Can you set down, exactly as they appear below, the lines from the opening of the material through the one bearing "const energy13 = [107, 74, 60.6, 51.9, 45.2, 36.6]", minus the pictures?

* begin Provided data *

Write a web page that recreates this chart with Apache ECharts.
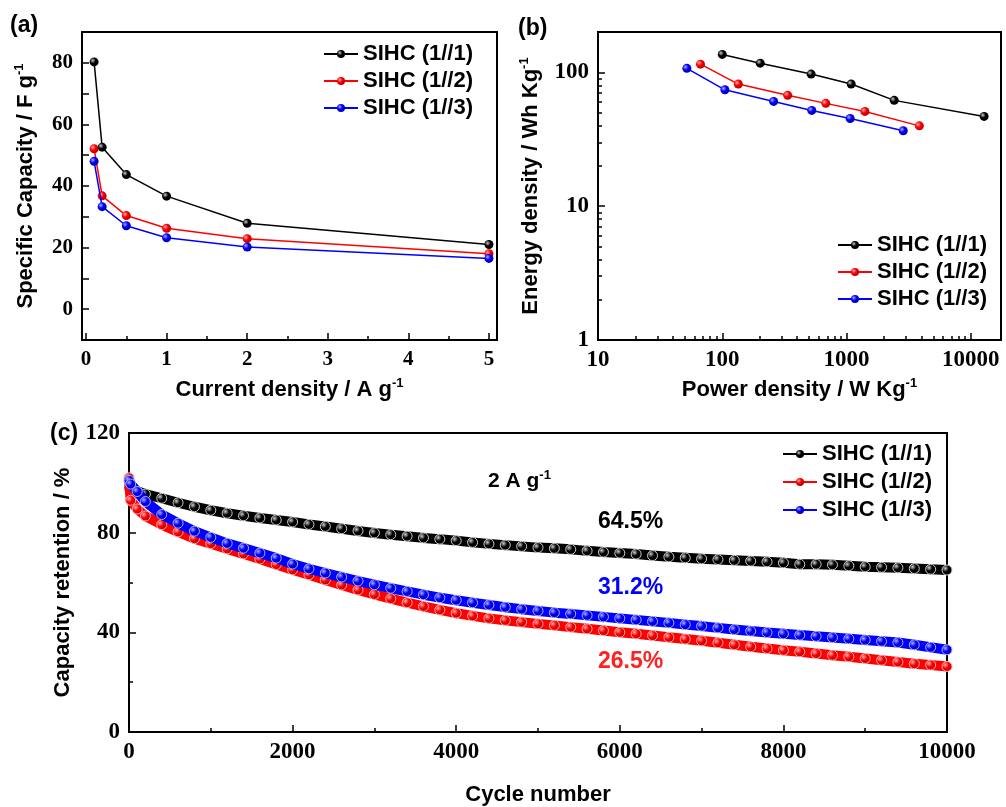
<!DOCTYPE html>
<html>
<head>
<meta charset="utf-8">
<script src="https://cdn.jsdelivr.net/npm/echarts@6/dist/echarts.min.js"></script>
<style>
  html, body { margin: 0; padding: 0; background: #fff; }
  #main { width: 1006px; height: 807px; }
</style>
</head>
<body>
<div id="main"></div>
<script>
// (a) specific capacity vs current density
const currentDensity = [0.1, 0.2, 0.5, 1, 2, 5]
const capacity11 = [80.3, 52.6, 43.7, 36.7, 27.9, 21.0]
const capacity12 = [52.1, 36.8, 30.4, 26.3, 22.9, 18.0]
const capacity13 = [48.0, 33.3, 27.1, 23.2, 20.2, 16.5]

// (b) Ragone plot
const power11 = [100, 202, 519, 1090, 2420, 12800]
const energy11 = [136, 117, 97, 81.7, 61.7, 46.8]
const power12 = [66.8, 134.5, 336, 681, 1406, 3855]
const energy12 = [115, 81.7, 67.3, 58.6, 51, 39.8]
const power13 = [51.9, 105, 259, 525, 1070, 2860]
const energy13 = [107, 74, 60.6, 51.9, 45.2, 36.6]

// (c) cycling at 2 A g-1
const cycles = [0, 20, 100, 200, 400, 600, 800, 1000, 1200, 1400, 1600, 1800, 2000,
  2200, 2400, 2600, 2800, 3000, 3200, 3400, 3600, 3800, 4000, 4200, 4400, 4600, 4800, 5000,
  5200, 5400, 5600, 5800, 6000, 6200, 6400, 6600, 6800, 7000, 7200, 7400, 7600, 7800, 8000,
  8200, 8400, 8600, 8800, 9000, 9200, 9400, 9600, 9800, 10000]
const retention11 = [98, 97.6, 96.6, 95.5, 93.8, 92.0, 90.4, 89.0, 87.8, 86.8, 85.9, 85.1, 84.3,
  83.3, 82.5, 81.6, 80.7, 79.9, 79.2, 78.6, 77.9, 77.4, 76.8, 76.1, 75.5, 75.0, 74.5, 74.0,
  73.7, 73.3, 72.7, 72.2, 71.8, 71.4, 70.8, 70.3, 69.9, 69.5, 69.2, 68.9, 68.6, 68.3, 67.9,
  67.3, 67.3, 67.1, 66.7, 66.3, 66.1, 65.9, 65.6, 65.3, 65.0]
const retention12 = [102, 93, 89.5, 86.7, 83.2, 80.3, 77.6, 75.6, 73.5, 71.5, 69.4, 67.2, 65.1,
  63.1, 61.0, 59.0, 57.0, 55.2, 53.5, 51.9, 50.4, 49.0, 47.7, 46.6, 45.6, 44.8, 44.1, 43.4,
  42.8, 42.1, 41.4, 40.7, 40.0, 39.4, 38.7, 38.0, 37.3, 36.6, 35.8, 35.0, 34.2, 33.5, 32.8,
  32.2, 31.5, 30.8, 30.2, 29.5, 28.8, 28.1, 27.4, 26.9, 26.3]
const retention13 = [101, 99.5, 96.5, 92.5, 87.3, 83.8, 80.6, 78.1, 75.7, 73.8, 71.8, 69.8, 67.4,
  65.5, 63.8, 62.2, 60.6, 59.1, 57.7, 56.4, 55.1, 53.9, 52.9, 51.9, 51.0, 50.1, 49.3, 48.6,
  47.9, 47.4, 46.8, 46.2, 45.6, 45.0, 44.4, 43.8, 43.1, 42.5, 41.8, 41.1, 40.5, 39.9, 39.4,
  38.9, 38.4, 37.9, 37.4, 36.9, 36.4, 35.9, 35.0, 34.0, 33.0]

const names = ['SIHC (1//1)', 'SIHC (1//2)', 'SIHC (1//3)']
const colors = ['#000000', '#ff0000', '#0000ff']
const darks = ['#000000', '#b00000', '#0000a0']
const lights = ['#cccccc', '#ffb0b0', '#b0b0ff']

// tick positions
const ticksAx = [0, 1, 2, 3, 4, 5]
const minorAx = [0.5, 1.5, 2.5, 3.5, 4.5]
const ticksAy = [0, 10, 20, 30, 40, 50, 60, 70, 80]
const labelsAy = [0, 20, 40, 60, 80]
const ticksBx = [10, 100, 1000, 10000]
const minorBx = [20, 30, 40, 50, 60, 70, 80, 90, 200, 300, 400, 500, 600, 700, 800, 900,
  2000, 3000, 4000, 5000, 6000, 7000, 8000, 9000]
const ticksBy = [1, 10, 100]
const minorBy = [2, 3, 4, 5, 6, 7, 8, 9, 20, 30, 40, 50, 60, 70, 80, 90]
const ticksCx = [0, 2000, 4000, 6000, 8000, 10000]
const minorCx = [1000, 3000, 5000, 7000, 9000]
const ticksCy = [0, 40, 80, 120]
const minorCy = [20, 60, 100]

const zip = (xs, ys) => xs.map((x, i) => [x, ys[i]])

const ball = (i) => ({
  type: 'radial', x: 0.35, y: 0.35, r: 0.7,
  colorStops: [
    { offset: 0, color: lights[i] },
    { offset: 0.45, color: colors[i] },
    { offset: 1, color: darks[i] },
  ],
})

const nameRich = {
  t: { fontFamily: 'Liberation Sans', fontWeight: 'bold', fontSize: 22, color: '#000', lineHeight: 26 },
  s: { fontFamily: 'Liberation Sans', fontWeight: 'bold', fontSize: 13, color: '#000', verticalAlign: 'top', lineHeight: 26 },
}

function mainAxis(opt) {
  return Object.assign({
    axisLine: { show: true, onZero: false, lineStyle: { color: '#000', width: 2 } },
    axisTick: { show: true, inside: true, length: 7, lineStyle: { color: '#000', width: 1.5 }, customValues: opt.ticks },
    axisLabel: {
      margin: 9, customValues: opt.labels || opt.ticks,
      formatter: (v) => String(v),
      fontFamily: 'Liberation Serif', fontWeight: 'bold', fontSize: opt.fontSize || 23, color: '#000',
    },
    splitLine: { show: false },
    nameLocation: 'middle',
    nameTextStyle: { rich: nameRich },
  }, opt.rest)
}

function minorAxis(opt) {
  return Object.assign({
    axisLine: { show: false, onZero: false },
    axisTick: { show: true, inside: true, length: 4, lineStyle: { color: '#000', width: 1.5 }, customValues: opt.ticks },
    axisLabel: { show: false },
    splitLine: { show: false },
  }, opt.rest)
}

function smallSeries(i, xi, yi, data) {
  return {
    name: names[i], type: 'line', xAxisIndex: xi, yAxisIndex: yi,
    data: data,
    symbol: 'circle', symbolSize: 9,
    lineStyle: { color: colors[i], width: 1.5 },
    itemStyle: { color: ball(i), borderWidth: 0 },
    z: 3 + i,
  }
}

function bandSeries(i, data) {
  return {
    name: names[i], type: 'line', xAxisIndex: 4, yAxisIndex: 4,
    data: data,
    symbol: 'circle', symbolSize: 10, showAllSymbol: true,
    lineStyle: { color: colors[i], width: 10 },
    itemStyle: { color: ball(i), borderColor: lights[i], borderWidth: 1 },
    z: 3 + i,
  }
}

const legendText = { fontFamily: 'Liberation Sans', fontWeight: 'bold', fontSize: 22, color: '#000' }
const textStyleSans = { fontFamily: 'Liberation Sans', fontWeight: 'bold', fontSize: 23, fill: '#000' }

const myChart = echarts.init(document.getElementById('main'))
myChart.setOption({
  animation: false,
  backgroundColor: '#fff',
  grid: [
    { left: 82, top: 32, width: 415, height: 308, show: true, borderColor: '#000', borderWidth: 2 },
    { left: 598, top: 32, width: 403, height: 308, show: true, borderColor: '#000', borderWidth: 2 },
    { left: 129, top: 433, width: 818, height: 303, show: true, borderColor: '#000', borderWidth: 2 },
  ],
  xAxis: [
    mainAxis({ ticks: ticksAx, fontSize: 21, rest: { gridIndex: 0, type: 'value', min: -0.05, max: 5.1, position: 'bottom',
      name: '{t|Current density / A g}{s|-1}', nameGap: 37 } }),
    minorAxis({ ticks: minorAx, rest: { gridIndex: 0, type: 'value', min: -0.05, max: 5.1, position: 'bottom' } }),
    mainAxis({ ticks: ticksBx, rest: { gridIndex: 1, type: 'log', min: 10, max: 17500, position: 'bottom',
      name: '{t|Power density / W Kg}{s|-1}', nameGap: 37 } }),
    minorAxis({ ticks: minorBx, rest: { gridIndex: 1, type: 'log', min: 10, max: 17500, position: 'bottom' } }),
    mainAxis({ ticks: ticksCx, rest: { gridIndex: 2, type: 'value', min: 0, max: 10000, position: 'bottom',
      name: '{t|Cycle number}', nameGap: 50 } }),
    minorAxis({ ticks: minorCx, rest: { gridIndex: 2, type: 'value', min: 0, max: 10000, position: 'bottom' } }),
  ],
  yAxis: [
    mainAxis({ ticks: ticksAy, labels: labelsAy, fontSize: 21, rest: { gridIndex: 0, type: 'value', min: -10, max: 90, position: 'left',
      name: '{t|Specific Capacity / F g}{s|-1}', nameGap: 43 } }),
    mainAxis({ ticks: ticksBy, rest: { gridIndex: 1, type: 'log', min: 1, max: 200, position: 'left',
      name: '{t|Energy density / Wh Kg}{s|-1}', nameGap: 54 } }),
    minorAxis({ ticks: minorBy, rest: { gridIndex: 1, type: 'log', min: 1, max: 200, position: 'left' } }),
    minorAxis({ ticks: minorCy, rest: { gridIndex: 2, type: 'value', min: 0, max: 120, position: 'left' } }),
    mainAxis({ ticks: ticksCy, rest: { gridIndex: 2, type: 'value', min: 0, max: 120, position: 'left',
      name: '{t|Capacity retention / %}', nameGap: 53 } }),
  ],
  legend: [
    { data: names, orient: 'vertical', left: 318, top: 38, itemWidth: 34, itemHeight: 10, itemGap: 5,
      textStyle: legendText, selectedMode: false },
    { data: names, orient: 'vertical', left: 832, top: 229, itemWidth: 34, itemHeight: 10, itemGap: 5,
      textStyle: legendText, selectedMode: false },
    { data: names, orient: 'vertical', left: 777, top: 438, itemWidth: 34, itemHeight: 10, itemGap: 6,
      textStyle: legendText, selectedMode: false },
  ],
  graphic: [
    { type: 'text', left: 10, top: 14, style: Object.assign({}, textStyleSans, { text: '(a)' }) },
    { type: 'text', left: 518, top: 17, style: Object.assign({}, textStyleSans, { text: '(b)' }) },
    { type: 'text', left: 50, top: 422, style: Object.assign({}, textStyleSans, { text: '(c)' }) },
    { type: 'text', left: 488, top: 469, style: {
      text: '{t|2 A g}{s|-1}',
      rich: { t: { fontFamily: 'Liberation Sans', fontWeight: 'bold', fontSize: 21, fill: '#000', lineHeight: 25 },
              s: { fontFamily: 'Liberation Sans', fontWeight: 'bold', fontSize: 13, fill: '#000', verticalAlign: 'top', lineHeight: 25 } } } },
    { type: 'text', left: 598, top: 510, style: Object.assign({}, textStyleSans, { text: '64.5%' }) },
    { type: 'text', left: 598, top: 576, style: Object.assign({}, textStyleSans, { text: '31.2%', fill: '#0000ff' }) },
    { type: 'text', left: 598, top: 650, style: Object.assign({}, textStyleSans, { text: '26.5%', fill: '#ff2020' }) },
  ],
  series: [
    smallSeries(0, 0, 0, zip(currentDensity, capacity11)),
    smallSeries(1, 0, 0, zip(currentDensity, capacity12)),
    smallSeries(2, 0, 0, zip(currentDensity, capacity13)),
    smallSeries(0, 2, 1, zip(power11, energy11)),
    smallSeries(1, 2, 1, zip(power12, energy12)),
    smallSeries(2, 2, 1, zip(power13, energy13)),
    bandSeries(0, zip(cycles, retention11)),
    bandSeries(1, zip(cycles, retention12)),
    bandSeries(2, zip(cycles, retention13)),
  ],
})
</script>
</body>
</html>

* end Provided data *

Response to this exercise »
Write a web page that recreates this chart with Apache ECharts.
<!DOCTYPE html>
<html>
<head>
<meta charset="utf-8">
<script src="https://cdn.jsdelivr.net/npm/echarts@6/dist/echarts.min.js"></script>
<style>
  html, body { margin: 0; padding: 0; background: #fff; }
  #main { width: 1006px; height: 807px; }
</style>
</head>
<body>
<div id="main"></div>
<script>
// (a) specific capacity vs current density
const currentDensity = [0.1, 0.2, 0.5, 1, 2, 5]
const capacity11 = [80.3, 52.6, 43.7, 36.7, 27.9, 21.0]
const capacity12 = [52.1, 36.8, 30.4, 26.3, 22.9, 18.0]
const capacity13 = [48.0, 33.3, 27.1, 23.2, 20.2, 16.5]

// (b) Ragone plot
const power11 = [100, 202, 519, 1090, 2420, 12800]
const energy11 = [136, 117, 97, 81.7, 61.7, 46.8]
const power12 = [66.8, 134.5, 336, 681, 1406, 3855]
const energy12 = [115, 81.7, 67.3, 58.6, 51, 39.8]
const power13 = [51.9, 105, 259, 525, 1070, 2860]
const energy13 = [107, 74, 60.6, 51.9, 45.2, 36.6]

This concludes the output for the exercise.